Saturday, 7 January 2012

Eurotroll Cameron

UK prime minister David Cameron ”has promised to do "everything possible" to stop other EU states discussing the single market without the UK” (BBC News UK Politics).

According to the Open Europe blog the EU institutions are ”all over the draft proposal” for an international treaty for a reinforced economic union. The signatories of the treaty will work towards "deeper integration in the internal market".

The EUobserver tells us that ”British PM David Cameron on Friday (6 January) vowed to do "everything possible" to prevent EU institutions from being used in a new fiscal treaty the UK has refused to join, but admitted there were legal difficulties in pursuing that path”.
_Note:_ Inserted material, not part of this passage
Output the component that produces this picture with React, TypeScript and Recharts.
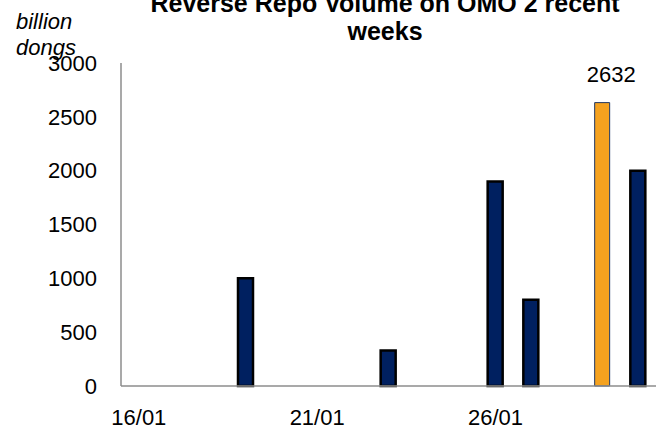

It looks as if Cameron's strategy and tactics aim at driving as many of the non-eurozone member states as possible towards the euro core. With or without the EU institutions – where Britain has both the voice and the vote – the governments, or most of them, are bound to begin laying the groundwork concerning all aspects of economic policy, including competition, the internal market, tax issues etc. intergovernmentally.
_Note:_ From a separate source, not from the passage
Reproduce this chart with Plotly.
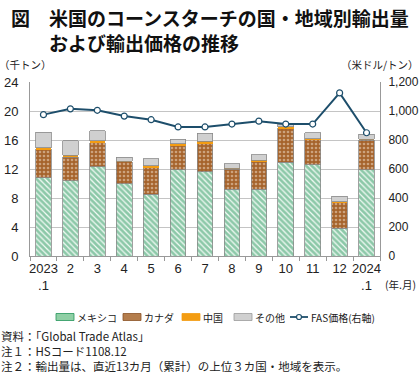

Previous UK governments laid the foundations for Britain's obstructionist position in the European Union, but Cameron's policy of Eurotrolling is achieving a qualitative shift towards irrelevance in all matters except his country's potential for sabotage in Europe on (many fundamental) issues requiring unanimity.

The draft international treaty will do little to remedy the fundamental flaws of the European Union or the euro currency, but the government of the United Kingdom seems dead set on retaining as few allies among the EU members as possible, when they are forced to choose between the European Union and Britain.

I am waiting for how the English tabloids are going to construct Cameron's isolation as splendid.

Update 8 January 2012: Via @EuroCelt David Garrahy I noticed an op-ed piece on Irishtimes.com, where Paul Gillespie discusses how Ireland should handle Britain's self-marginalisation in Europe. - The UK seems to have set in motion a process of alignment by EU members with the eurozone core.